I've grown ajuga through winters in zone 5 for over ten years now. The plants flatten down once hard frost hits but rarely die back all the way. Some years the leaves look rough by March, while other years they stay green through snow cover. Spring cleanup takes me about fifteen minutes for a large bed.

Ajuga keeps its foliage through winter because the roots stay alive below the frost line. The leaves may bronze or darken as temperatures drop, but they don't fall off like deciduous plants. This semi-evergreen habit gives you year-round coverage even when the plant goes dormant above ground.

Your ajuga winter care tasks stay simple no matter where you garden. Stop fertilizing by late summer so the plant can harden off before frost. Keep watering until the ground freezes since dry roots suffer more cold damage. Don't cut back the foliage since those leaves protect the crown.

Protecting bugleweed in winter matters most in zones 3-5 where deep freezes occur. Add 1 inch of mulch after the first hard frost to protect roots from heaving. Use pine straw or shredded leaves that won't pack down and smother the crowns. Pull this mulch back in early spring when snow melts.

In my experience, the biggest winter problem is freeze-thaw cycling rather than cold itself. Plants get pushed out of the ground when soil freezes and thaws over and over. You'll see exposed roots and tilted rosettes after a rough winter. Press these plants back into the soil in early spring.

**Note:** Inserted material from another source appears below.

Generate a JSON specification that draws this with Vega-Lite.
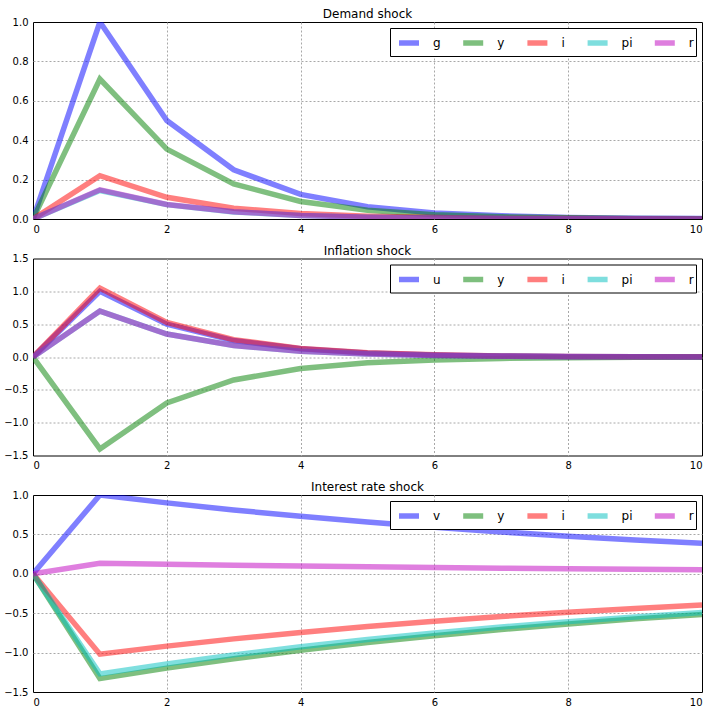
{
  "$schema": "https://vega.github.io/schema/vega-lite/v6.json",
  "padding": {"left": 3, "top": 7, "right": 5, "bottom": 5},
  "background": "white",
  "config": {
    "font": "DejaVu Sans",
    "view": {"stroke": "black", "strokeWidth": 1},
    "axis": {"labelFont": "DejaVu Sans", "labelFontSize": 10, "labelColor": "black", "domain": false, "ticks": false, "grid": true, "gridColor": "#a8a8a8", "gridDash": [2, 2], "gridWidth": 1, "title": null, "labelPadding": 5},
    "title": {"font": "DejaVu Sans", "fontSize": 12, "fontWeight": "normal", "color": "black", "offset": -4, "anchor": "middle", "frame": "group"},
    "legend": {"orient": "none", "legendX": 357, "legendY": 6, "direction": "horizontal", "columns": 5, "symbolType": "stroke", "symbolSize": 400, "symbolStrokeWidth": 5.5, "symbolOpacity": 0.5, "symbolOffset": 4, "labelFont": "DejaVu Sans", "labelFontSize": 12, "labelColor": "black", "labelOffset": 11, "columnPadding": 11.2, "padding": 2, "strokeColor": "black", "strokeWidth": 1, "fillColor": "white", "cornerRadius": 0}
  },
  "datasets": {
    "d": [
      {"p":"D","s":"g","t":0,"v":0},{"p":"D","s":"g","t":1,"v":1},{"p":"D","s":"g","t":2,"v":0.5},{"p":"D","s":"g","t":3,"v":0.25},{"p":"D","s":"g","t":4,"v":0.125},{"p":"D","s":"g","t":5,"v":0.0625},{"p":"D","s":"g","t":6,"v":0.031},{"p":"D","s":"g","t":7,"v":0.016},{"p":"D","s":"g","t":8,"v":0.008},{"p":"D","s":"g","t":9,"v":0.004},{"p":"D","s":"g","t":10,"v":0.002},
      {"p":"D","s":"y","t":0,"v":0},{"p":"D","s":"y","t":1,"v":0.71},{"p":"D","s":"y","t":2,"v":0.355},{"p":"D","s":"y","t":3,"v":0.178},{"p":"D","s":"y","t":4,"v":0.089},{"p":"D","s":"y","t":5,"v":0.044},{"p":"D","s":"y","t":6,"v":0.022},{"p":"D","s":"y","t":7,"v":0.011},{"p":"D","s":"y","t":8,"v":0.006},{"p":"D","s":"y","t":9,"v":0.003},{"p":"D","s":"y","t":10,"v":0.001},
      {"p":"D","s":"i","t":0,"v":0},{"p":"D","s":"i","t":1,"v":0.22},{"p":"D","s":"i","t":2,"v":0.11},{"p":"D","s":"i","t":3,"v":0.055},{"p":"D","s":"i","t":4,"v":0.028},{"p":"D","s":"i","t":5,"v":0.014},{"p":"D","s":"i","t":6,"v":0.007},{"p":"D","s":"i","t":7,"v":0.003},{"p":"D","s":"i","t":8,"v":0.002},{"p":"D","s":"i","t":9,"v":0.001},{"p":"D","s":"i","t":10,"v":0},
      {"p":"D","s":"pi","t":0,"v":0},{"p":"D","s":"pi","t":1,"v":0.145},{"p":"D","s":"pi","t":2,"v":0.073},{"p":"D","s":"pi","t":3,"v":0.036},{"p":"D","s":"pi","t":4,"v":0.018},{"p":"D","s":"pi","t":5,"v":0.009},{"p":"D","s":"pi","t":6,"v":0.005},{"p":"D","s":"pi","t":7,"v":0.002},{"p":"D","s":"pi","t":8,"v":0.001},{"p":"D","s":"pi","t":9,"v":0.001},{"p":"D","s":"pi","t":10,"v":0},
      {"p":"D","s":"r","t":0,"v":0},{"p":"D","s":"r","t":1,"v":0.148},{"p":"D","s":"r","t":2,"v":0.074},{"p":"D","s":"r","t":3,"v":0.037},{"p":"D","s":"r","t":4,"v":0.018},{"p":"D","s":"r","t":5,"v":0.009},{"p":"D","s":"r","t":6,"v":0.005},{"p":"D","s":"r","t":7,"v":0.002},{"p":"D","s":"r","t":8,"v":0.001},{"p":"D","s":"r","t":9,"v":0.001},{"p":"D","s":"r","t":10,"v":0},

      {"p":"F","s":"u","t":0,"v":0},{"p":"F","s":"u","t":1,"v":1},{"p":"F","s":"u","t":2,"v":0.5},{"p":"F","s":"u","t":3,"v":0.25},{"p":"F","s":"u","t":4,"v":0.125},{"p":"F","s":"u","t":5,"v":0.0625},{"p":"F","s":"u","t":6,"v":0.031},{"p":"F","s":"u","t":7,"v":0.016},{"p":"F","s":"u","t":8,"v":0.008},{"p":"F","s":"u","t":9,"v":0.004},{"p":"F","s":"u","t":10,"v":0.002},
      {"p":"F","s":"y","t":0,"v":0},{"p":"F","s":"y","t":1,"v":-1.4},{"p":"F","s":"y","t":2,"v":-0.7},{"p":"F","s":"y","t":3,"v":-0.35},{"p":"F","s":"y","t":4,"v":-0.175},{"p":"F","s":"y","t":5,"v":-0.088},{"p":"F","s":"y","t":6,"v":-0.044},{"p":"F","s":"y","t":7,"v":-0.022},{"p":"F","s":"y","t":8,"v":-0.011},{"p":"F","s":"y","t":9,"v":-0.005},{"p":"F","s":"y","t":10,"v":-0.003},
      {"p":"F","s":"i","t":0,"v":0},{"p":"F","s":"i","t":1,"v":1.05},{"p":"F","s":"i","t":2,"v":0.525},{"p":"F","s":"i","t":3,"v":0.263},{"p":"F","s":"i","t":4,"v":0.131},{"p":"F","s":"i","t":5,"v":0.066},{"p":"F","s":"i","t":6,"v":0.033},{"p":"F","s":"i","t":7,"v":0.016},{"p":"F","s":"i","t":8,"v":0.008},{"p":"F","s":"i","t":9,"v":0.004},{"p":"F","s":"i","t":10,"v":0.002},
      {"p":"F","s":"pi","t":0,"v":0},{"p":"F","s":"pi","t":1,"v":0.7},{"p":"F","s":"pi","t":2,"v":0.35},{"p":"F","s":"pi","t":3,"v":0.175},{"p":"F","s":"pi","t":4,"v":0.088},{"p":"F","s":"pi","t":5,"v":0.044},{"p":"F","s":"pi","t":6,"v":0.022},{"p":"F","s":"pi","t":7,"v":0.011},{"p":"F","s":"pi","t":8,"v":0.005},{"p":"F","s":"pi","t":9,"v":0.003},{"p":"F","s":"pi","t":10,"v":0.001},
      {"p":"F","s":"r","t":0,"v":0},{"p":"F","s":"r","t":1,"v":0.7},{"p":"F","s":"r","t":2,"v":0.35},{"p":"F","s":"r","t":3,"v":0.175},{"p":"F","s":"r","t":4,"v":0.088},{"p":"F","s":"r","t":5,"v":0.044},{"p":"F","s":"r","t":6,"v":0.022},{"p":"F","s":"r","t":7,"v":0.011},{"p":"F","s":"r","t":8,"v":0.005},{"p":"F","s":"r","t":9,"v":0.003},{"p":"F","s":"r","t":10,"v":0.001},

      {"p":"R","s":"v","t":0,"v":0},{"p":"R","s":"v","t":1,"v":1},{"p":"R","s":"v","t":2,"v":0.9},{"p":"R","s":"v","t":3,"v":0.81},{"p":"R","s":"v","t":4,"v":0.729},{"p":"R","s":"v","t":5,"v":0.656},{"p":"R","s":"v","t":6,"v":0.59},{"p":"R","s":"v","t":7,"v":0.531},{"p":"R","s":"v","t":8,"v":0.478},{"p":"R","s":"v","t":9,"v":0.43},{"p":"R","s":"v","t":10,"v":0.387},
      {"p":"R","s":"y","t":0,"v":0},{"p":"R","s":"y","t":1,"v":-1.33},{"p":"R","s":"y","t":2,"v":-1.197},{"p":"R","s":"y","t":3,"v":-1.077},{"p":"R","s":"y","t":4,"v":-0.97},{"p":"R","s":"y","t":5,"v":-0.873},{"p":"R","s":"y","t":6,"v":-0.785},{"p":"R","s":"y","t":7,"v":-0.707},{"p":"R","s":"y","t":8,"v":-0.636},{"p":"R","s":"y","t":9,"v":-0.572},{"p":"R","s":"y","t":10,"v":-0.515},
      {"p":"R","s":"i","t":0,"v":0},{"p":"R","s":"i","t":1,"v":-1.02},{"p":"R","s":"i","t":2,"v":-0.918},{"p":"R","s":"i","t":3,"v":-0.826},{"p":"R","s":"i","t":4,"v":-0.744},{"p":"R","s":"i","t":5,"v":-0.669},{"p":"R","s":"i","t":6,"v":-0.602},{"p":"R","s":"i","t":7,"v":-0.542},{"p":"R","s":"i","t":8,"v":-0.488},{"p":"R","s":"i","t":9,"v":-0.439},{"p":"R","s":"i","t":10,"v":-0.395},
      {"p":"R","s":"pi","t":0,"v":0},{"p":"R","s":"pi","t":1,"v":-1.27},{"p":"R","s":"pi","t":2,"v":-1.143},{"p":"R","s":"pi","t":3,"v":-1.029},{"p":"R","s":"pi","t":4,"v":-0.926},{"p":"R","s":"pi","t":5,"v":-0.833},{"p":"R","s":"pi","t":6,"v":-0.75},{"p":"R","s":"pi","t":7,"v":-0.675},{"p":"R","s":"pi","t":8,"v":-0.607},{"p":"R","s":"pi","t":9,"v":-0.547},{"p":"R","s":"pi","t":10,"v":-0.492},
      {"p":"R","s":"r","t":0,"v":0},{"p":"R","s":"r","t":1,"v":0.135},{"p":"R","s":"r","t":2,"v":0.122},{"p":"R","s":"r","t":3,"v":0.109},{"p":"R","s":"r","t":4,"v":0.098},{"p":"R","s":"r","t":5,"v":0.089},{"p":"R","s":"r","t":6,"v":0.08},{"p":"R","s":"r","t":7,"v":0.072},{"p":"R","s":"r","t":8,"v":0.065},{"p":"R","s":"r","t":9,"v":0.058},{"p":"R","s":"r","t":10,"v":0.052}
    ]
  },
  "bounds": "flush",
  "spacing": 39.5,
  "resolve": {"scale": {"color": "independent", "y": "independent"}, "legend": {"color": "independent"}},
  "vconcat": [
    {
      "title": "Demand shock",
      "width": 669, "height": 197,
      "data": {"name": "d"},
      "transform": [{"filter": "datum.p === 'D'"}],
      "mark": {"type": "line", "strokeWidth": 5.5, "opacity": 0.5, "clip": true},
      "encoding": {
        "x": {"field": "t", "type": "quantitative", "scale": {"domain": [0, 10], "nice": false, "zero": false}, "axis": {"values": [0, 2, 4, 6, 8, 10], "format": "d", "gridOpacity": {"condition": {"test": "datum.value <= 0 || datum.value >= 10", "value": 0}, "value": 1}}},
        "y": {"field": "v", "type": "quantitative", "scale": {"domain": [0, 1], "nice": false}, "axis": {"values": [0, 0.2, 0.4, 0.6, 0.8, 1.0], "format": ".1f", "gridOpacity": {"condition": {"test": "datum.value <= 0 || datum.value >= 1", "value": 0}, "value": 1}}},
        "color": {"field": "s", "type": "nominal", "sort": null, "scale": {"domain": ["g", "y", "i", "pi", "r"], "range": ["#0000ff", "#008000", "#ff0000", "#00bfbf", "#bf00bf"]}, "legend": {"title": null}}
      }
    },
    {
      "title": "Inflation shock",
      "width": 669, "height": 197,
      "data": {"name": "d"},
      "transform": [{"filter": "datum.p === 'F'"}],
      "mark": {"type": "line", "strokeWidth": 5.5, "opacity": 0.5, "clip": true},
      "encoding": {
        "x": {"field": "t", "type": "quantitative", "scale": {"domain": [0, 10], "nice": false, "zero": false}, "axis": {"values": [0, 2, 4, 6, 8, 10], "format": "d", "gridOpacity": {"condition": {"test": "datum.value <= 0 || datum.value >= 10", "value": 0}, "value": 1}}},
        "y": {"field": "v", "type": "quantitative", "scale": {"domain": [-1.5, 1.5], "nice": false}, "axis": {"values": [-1.5, -1.0, -0.5, 0, 0.5, 1.0, 1.5], "format": ".1f", "gridOpacity": {"condition": {"test": "datum.value <= -1.5 || datum.value >= 1.5", "value": 0}, "value": 1}}},
        "color": {"field": "s", "type": "nominal", "sort": null, "scale": {"domain": ["u", "y", "i", "pi", "r"], "range": ["#0000ff", "#008000", "#ff0000", "#00bfbf", "#bf00bf"]}, "legend": {"title": null}}
      }
    },
    {
      "title": "Interest rate shock",
      "width": 669, "height": 197,
      "data": {"name": "d"},
      "transform": [{"filter": "datum.p === 'R'"}],
      "mark": {"type": "line", "strokeWidth": 5.5, "opacity": 0.5, "clip": true},
      "encoding": {
        "x": {"field": "t", "type": "quantitative", "scale": {"domain": [0, 10], "nice": false, "zero": false}, "axis": {"values": [0, 2, 4, 6, 8, 10], "format": "d", "gridOpacity": {"condition": {"test": "datum.value <= 0 || datum.value >= 10", "value": 0}, "value": 1}}},
        "y": {"field": "v", "type": "quantitative", "scale": {"domain": [-1.5, 1.0], "nice": false}, "axis": {"values": [-1.5, -1.0, -0.5, 0, 0.5, 1.0], "format": ".1f", "gridOpacity": {"condition": {"test": "datum.value <= -1.5 || datum.value >= 1", "value": 0}, "value": 1}}},
        "color": {"field": "s", "type": "nominal", "sort": null, "scale": {"domain": ["v", "y", "i", "pi", "r"], "range": ["#0000ff", "#008000", "#ff0000", "#00bfbf", "#bf00bf"]}, "legend": {"title": null}}
      }
    }
  ]
}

Know the difference between normal winter damage and crown rot. Winter damage shows brown leaf edges and flattened rosettes that perk up once warmth returns. Crown rot creates mushy centers and spreads through the planting. Damaged plants recover; rotted plants need removal.

Spring cleanup goes fast if you let it. Run your fingers through the bed to pull out any brown or dead leaves. Leave anything that still feels green and pliable. Fresh rosettes will hide last year's damage within a few weeks of warm weather. New growth fills in fast once soil warms.

Container-grown ajuga needs more winter protection than plants in the ground. Move pots to a sheltered spot against your house foundation. Wrap the container in burlap or bubble wrap to keep roots from freezing solid. Check soil moisture monthly since containers dry out even in winter.